● Problem:
In the material below, please retype the lines from the very first through the one with "const fastRate = [1950, 1700, 2300, 2100, 1950, 2200];", exactly and without pictures.

--- Begin Raw data ---

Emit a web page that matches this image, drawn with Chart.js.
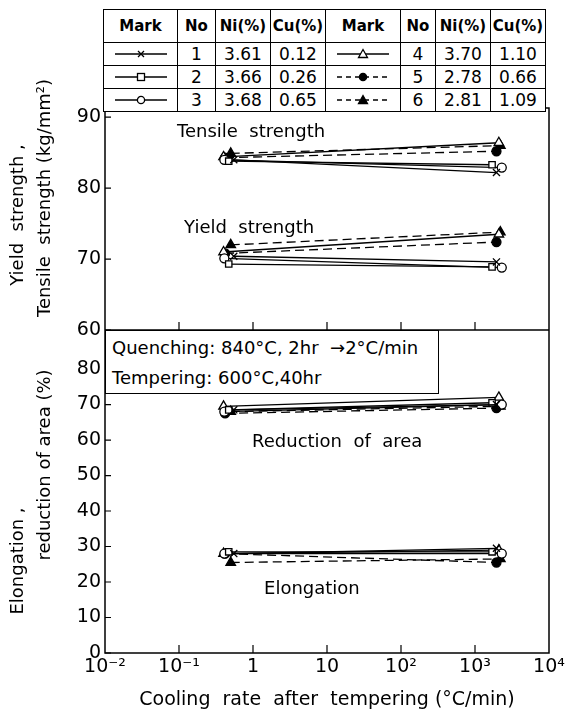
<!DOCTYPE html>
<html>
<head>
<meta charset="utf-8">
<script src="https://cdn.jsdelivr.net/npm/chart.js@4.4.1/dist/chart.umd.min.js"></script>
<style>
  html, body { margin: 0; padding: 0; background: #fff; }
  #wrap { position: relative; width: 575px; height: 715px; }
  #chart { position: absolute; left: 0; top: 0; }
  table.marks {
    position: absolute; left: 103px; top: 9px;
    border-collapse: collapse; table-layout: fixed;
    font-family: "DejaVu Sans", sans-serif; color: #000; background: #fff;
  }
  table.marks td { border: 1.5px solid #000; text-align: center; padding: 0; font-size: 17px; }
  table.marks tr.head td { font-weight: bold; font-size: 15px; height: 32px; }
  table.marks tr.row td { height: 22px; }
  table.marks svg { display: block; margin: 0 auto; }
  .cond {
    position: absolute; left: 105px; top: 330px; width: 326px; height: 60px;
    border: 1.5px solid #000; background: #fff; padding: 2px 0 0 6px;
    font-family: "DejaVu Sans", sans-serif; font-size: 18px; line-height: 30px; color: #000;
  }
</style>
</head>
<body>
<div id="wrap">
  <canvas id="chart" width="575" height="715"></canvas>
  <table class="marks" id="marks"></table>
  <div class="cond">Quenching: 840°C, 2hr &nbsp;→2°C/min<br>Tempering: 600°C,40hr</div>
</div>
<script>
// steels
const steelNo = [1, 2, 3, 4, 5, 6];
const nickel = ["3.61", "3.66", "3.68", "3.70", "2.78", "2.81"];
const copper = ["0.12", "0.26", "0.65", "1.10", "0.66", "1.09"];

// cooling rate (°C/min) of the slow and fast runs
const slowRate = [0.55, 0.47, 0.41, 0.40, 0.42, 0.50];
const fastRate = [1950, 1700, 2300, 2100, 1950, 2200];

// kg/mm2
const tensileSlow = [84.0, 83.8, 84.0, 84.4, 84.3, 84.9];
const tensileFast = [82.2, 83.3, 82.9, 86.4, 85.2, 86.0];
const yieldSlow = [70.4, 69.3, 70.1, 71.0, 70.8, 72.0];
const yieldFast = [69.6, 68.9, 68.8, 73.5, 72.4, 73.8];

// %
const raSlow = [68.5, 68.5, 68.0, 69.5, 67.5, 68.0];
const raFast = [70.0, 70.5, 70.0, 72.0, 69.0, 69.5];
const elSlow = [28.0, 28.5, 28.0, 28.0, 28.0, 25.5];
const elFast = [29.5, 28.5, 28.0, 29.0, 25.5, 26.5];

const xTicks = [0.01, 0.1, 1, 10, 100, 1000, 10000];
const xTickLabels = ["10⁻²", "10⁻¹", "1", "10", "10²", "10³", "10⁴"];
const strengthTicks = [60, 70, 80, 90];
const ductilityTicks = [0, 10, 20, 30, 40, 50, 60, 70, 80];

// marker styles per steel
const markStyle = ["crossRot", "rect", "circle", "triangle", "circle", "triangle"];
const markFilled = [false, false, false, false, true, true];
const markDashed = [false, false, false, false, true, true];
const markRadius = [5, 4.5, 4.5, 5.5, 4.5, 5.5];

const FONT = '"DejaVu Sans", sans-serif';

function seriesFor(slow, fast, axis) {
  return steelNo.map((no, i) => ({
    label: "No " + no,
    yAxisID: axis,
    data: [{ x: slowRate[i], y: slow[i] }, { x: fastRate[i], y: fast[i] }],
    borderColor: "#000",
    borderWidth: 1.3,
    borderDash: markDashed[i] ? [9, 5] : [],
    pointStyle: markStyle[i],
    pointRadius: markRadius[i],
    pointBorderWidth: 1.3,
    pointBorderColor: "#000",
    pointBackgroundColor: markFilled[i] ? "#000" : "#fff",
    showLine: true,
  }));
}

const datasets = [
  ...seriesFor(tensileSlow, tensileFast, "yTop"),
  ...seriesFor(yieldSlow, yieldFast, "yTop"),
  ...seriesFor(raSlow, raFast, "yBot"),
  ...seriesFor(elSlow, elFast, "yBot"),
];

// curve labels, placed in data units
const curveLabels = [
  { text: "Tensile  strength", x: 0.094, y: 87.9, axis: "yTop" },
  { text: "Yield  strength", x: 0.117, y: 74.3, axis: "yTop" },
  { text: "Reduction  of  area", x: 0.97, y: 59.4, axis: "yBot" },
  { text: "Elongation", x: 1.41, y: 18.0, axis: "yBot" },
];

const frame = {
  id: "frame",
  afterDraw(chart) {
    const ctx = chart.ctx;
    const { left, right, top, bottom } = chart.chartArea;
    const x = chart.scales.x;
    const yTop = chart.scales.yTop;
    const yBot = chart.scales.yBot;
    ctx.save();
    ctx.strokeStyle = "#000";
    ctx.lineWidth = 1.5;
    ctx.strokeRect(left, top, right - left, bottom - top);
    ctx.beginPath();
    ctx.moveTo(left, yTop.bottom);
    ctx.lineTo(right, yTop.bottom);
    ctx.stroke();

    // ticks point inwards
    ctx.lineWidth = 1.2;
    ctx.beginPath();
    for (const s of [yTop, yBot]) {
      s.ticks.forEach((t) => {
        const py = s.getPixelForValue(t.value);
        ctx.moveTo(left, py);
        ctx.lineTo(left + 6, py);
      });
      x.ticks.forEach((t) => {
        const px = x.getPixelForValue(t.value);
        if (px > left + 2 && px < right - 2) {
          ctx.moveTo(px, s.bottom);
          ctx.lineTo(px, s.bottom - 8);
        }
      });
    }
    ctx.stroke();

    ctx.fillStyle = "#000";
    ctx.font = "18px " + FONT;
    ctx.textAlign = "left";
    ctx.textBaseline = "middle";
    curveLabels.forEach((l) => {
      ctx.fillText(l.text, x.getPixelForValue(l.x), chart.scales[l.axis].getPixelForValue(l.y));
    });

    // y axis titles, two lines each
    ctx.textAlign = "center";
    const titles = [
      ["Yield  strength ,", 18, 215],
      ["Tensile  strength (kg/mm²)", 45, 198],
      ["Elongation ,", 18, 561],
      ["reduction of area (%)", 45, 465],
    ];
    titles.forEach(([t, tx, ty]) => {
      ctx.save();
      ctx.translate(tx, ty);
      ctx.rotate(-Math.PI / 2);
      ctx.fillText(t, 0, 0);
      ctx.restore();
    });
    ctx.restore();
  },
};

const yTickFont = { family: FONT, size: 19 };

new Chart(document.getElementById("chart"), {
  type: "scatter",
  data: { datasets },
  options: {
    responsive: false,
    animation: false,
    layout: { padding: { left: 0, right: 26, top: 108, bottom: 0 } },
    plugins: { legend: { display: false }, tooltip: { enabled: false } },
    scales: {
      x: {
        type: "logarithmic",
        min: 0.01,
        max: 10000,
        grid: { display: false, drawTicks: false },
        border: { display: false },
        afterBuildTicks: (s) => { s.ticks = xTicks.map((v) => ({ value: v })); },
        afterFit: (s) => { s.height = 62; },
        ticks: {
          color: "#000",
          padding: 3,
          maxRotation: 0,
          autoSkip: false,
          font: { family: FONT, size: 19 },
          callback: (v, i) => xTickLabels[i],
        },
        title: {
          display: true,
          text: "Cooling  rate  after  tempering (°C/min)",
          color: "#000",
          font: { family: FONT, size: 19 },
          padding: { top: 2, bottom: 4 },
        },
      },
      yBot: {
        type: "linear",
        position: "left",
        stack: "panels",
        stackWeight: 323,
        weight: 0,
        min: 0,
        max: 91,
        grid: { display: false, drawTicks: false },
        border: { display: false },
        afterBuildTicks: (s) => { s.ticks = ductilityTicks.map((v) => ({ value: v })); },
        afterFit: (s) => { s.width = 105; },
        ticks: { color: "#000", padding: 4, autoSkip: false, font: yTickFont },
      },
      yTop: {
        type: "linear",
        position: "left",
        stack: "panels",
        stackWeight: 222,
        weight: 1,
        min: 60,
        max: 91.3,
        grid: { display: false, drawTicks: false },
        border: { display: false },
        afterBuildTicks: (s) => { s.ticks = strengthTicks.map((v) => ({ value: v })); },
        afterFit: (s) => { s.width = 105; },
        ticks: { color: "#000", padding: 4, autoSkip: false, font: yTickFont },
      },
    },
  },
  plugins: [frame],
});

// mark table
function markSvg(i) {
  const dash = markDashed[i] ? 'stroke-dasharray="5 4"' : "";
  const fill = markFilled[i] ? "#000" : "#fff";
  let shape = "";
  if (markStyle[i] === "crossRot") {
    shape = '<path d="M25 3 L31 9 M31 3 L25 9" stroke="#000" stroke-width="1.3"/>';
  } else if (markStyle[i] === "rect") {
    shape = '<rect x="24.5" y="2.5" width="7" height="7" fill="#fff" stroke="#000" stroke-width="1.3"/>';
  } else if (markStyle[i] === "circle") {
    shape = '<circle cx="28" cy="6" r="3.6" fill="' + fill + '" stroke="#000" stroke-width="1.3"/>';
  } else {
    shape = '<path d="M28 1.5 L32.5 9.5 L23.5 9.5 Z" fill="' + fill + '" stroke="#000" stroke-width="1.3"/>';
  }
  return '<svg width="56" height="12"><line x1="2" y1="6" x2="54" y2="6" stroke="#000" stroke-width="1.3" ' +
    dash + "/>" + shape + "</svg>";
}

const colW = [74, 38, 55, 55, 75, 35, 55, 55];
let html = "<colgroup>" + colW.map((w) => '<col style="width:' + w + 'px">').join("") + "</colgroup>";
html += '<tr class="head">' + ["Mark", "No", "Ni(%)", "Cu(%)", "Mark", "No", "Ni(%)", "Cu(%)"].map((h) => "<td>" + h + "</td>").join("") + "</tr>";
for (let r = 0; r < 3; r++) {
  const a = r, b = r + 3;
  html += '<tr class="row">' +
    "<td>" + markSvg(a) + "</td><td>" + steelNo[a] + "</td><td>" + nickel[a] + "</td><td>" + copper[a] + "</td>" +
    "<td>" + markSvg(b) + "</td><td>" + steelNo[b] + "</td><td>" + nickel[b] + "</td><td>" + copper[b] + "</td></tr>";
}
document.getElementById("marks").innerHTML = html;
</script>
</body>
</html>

--- End Raw data ---

● Result of the task:
Emit a web page that matches this image, drawn with Chart.js.
<!DOCTYPE html>
<html>
<head>
<meta charset="utf-8">
<script src="https://cdn.jsdelivr.net/npm/chart.js@4.4.1/dist/chart.umd.min.js"></script>
<style>
  html, body { margin: 0; padding: 0; background: #fff; }
  #wrap { position: relative; width: 575px; height: 715px; }
  #chart { position: absolute; left: 0; top: 0; }
  table.marks {
    position: absolute; left: 103px; top: 9px;
    border-collapse: collapse; table-layout: fixed;
    font-family: "DejaVu Sans", sans-serif; color: #000; background: #fff;
  }
  table.marks td { border: 1.5px solid #000; text-align: center; padding: 0; font-size: 17px; }
  table.marks tr.head td { font-weight: bold; font-size: 15px; height: 32px; }
  table.marks tr.row td { height: 22px; }
  table.marks svg { display: block; margin: 0 auto; }
  .cond {
    position: absolute; left: 105px; top: 330px; width: 326px; height: 60px;
    border: 1.5px solid #000; background: #fff; padding: 2px 0 0 6px;
    font-family: "DejaVu Sans", sans-serif; font-size: 18px; line-height: 30px; color: #000;
  }
</style>
</head>
<body>
<div id="wrap">
  <canvas id="chart" width="575" height="715"></canvas>
  <table class="marks" id="marks"></table>
  <div class="cond">Quenching: 840°C, 2hr &nbsp;→2°C/min<br>Tempering: 600°C,40hr</div>
</div>
<script>
// steels
const steelNo = [1, 2, 3, 4, 5, 6];
const nickel = ["3.61", "3.66", "3.68", "3.70", "2.78", "2.81"];
const copper = ["0.12", "0.26", "0.65", "1.10", "0.66", "1.09"];

// cooling rate (°C/min) of the slow and fast runs
const slowRate = [0.55, 0.47, 0.41, 0.40, 0.42, 0.50];
const fastRate = [1950, 1700, 2300, 2100, 1950, 2200];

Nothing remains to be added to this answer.